Halfway through “Licht Und Schatten” there is a breaking up to a hybrid semi-avantgarde meets pseudo-new age, with a lamenting computerized Lisa Gerrard upfront. Well known string chords enters. A bridge is build to sequencer. The progress is static, until we once again get a quick and brief fade.
The bonus material is as long as the actual album, but might contain some of the best moments. At least in in “The Rhodes Violin”. The audience shouldn't be surprised about its kinship with “The Theme: The Rhodes Elegy” from Virtual Outback. In the same vein, a repetition goes on endlessly. A delicious, spacious motif is the backbone to cinematic improvisations, performed on primarily acoustic sounding instruments.
The narcotic, and instantly relaxing quality from “The Theme: The Rhodes Elegy” is only present during the first half of the track. Although with a special middle eastern aura.
After 26 minutes it awakes from its hibernation. The long-lived violin changes from being plucked to being played with bow, when the sequencer from disc one returns. Again Trancefer comes to mind.
The pace is increased, straight after the regulations. The fade happens quickly. Despite the well known formula, Schulze treads new land briefly, which he should do a lot more, if you ask me.

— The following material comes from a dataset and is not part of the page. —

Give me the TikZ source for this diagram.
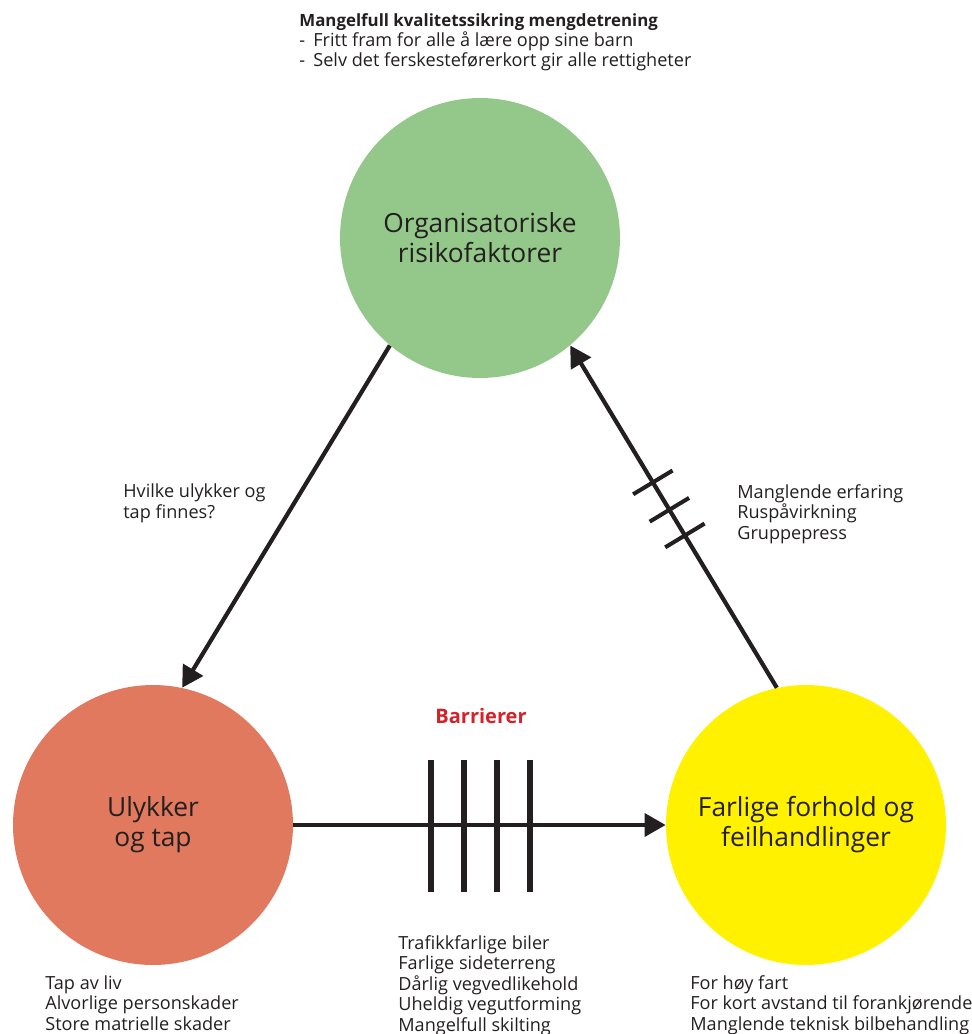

In “Tibetanian Loops” I don't hear a remote reflection of brilliance. That repetition amplifies comprehension has been exhaustedly displayed on the four, previous tracks. Symbolically, it full circles and finishes Shadowlands in a slightly bad fashion.
I am bored quite a few times during this two and a half hour long oeuvre. An effort of stark unoriginality, especially after the long wait. There are almost nothing new under the sunset. Schulze himself enters the same level as the listener, by adding to previous (after the philosophy) half-baked works, without the ability to come closer to a conclusion.
If you prefer the great wide open and loose ends, you will definitely find joy in Shadowlands brief fraction of the infinite. Isolated, Shadowlands is a King Solomon's mine of beautiful tones, if you can forget the meisterwerks from the past.